As microelectronic packages become more densely populated with highly integrated components, the increasing integration calls for more individual conductors within each package. Signals must be conducted between ever more sophisticated chips that have more contacts to be connected to, but along smaller lengths of the chip beachfront. While the growing sophistication calls for a fatter data pipe between components to match the higher integration, the overall miniaturization, forces the opposite: the numerous conductors (wires, lines, traces) needed to connect dies, chips, and components to each other must become thinner and more numerous per unit area, or per unit length of beachfront of the chips, to keep pace with the miniaturization. These thinner traces result in a leaner and more constricted data path for individual signals, even though the overall data pipe as a whole has more conductors because they are thinner. At higher density, the traces become skinny, with high resistance and very high capacitance, limiting transmission bandwidth.
These thinner conductive lines, more densely packed and confined between smaller dies and chips, introduce some limitations. For example, a package may require that 10,000 conductive lines be packed into the ever-shrinking real estate of a smaller footprint. This high number of skinny, densely packed conductors, must be arrayed at extremely fine pitches. The thinness of the individual conductors and the decreasing amount of dielectric between these finely pitched conductors results in a first-order resistive-capacitive (RC) limitation for transmission of signals across the conductors, especially at higher frequencies. This RC limitation also limits the effective length of these thin and finely pitched conductors, especially when hundreds or thousands of the conductors are layered, ribboned, or bundled to connect high bandwidth dies or chips to each other across even a small distance.
FIG. 1 shows conventional ways to address the limitations introduced above. Conventional rigid and flexible interposers 100, whether made of silicon, glass, polyimide, glass-reinforced epoxy laminate, and other materials, have their drawbacks.
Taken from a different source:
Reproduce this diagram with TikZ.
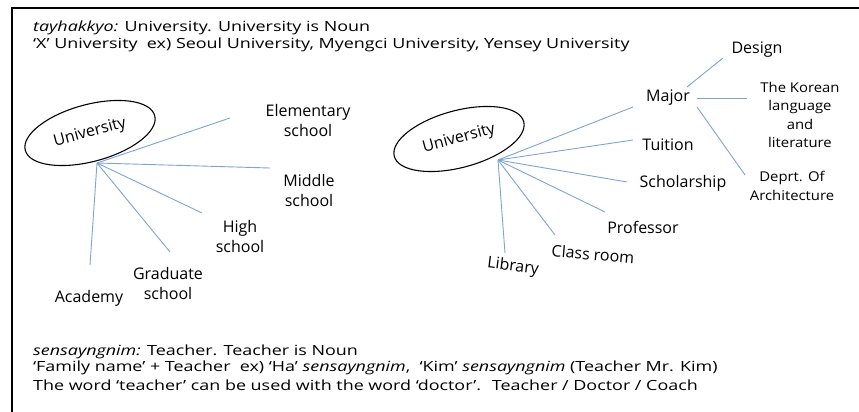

Generally, an interposer is a layer or adapter that spreads a connection to a wider pitch or reroutes one connection to a different connection. Conventional interposers are relatively expensive and have a bandwidth limitation. For example, limitations in rate for high bandwidth memory (HBM) dynamic random access memory (DRAM) of 1 gigatransfer per second (GT/s) per pin and global package bandwidth of 128 gigabytes per second (GB/s) is mainly due to the limitations of conventional interposers. Likewise HBM2 is limited to about 2 GT/s per pin and global package bandwidth of 256 GB/s for the same reason. The low speed per trace in conventional interposers also requires that many traces be used. Conventional silicon or glass interposer solutions are limited in the number of routing layers they can contain, and by their inability to conserve space. Glass can be subject to the same limitations due to the resistance and capacitance of the traces in the wafer process. Silicon is similarly impractical.
Embedded multi-die interconnect bridges (EMIBs) 120, such as the EMIBs 120 shown in the flip chip ball grid array (FCBGA) of FIG. 1, are another way to address the bandwidth limitations of skinny conductive lines in highly miniaturized routing layers and conventional interposers. An EMIB 120 can take the form of a bridge between dies, usually disposed in a build-up layer. While less expensive than a full conventional interposer, EMIBs still have a bandwidth limitation near or below 2 GHz due to a large resistive-capacitive (RC) load imposed by limited routing layers.
Conventional organic interposers offer yet another attempt at addressing the bandwidth limitations of highly miniaturized conductors. The conventional organic interposers provide improved transmission bandwidth, sometimes up to 40 GHz and beyond, and have good size capabilities, but when they get large, conventional organic interposers warp, and fine-pitch, high density interconnections to a warped surface are difficult. Conventional organic interposers are also limited to only one or two routing layers situated above the surface of the core layer.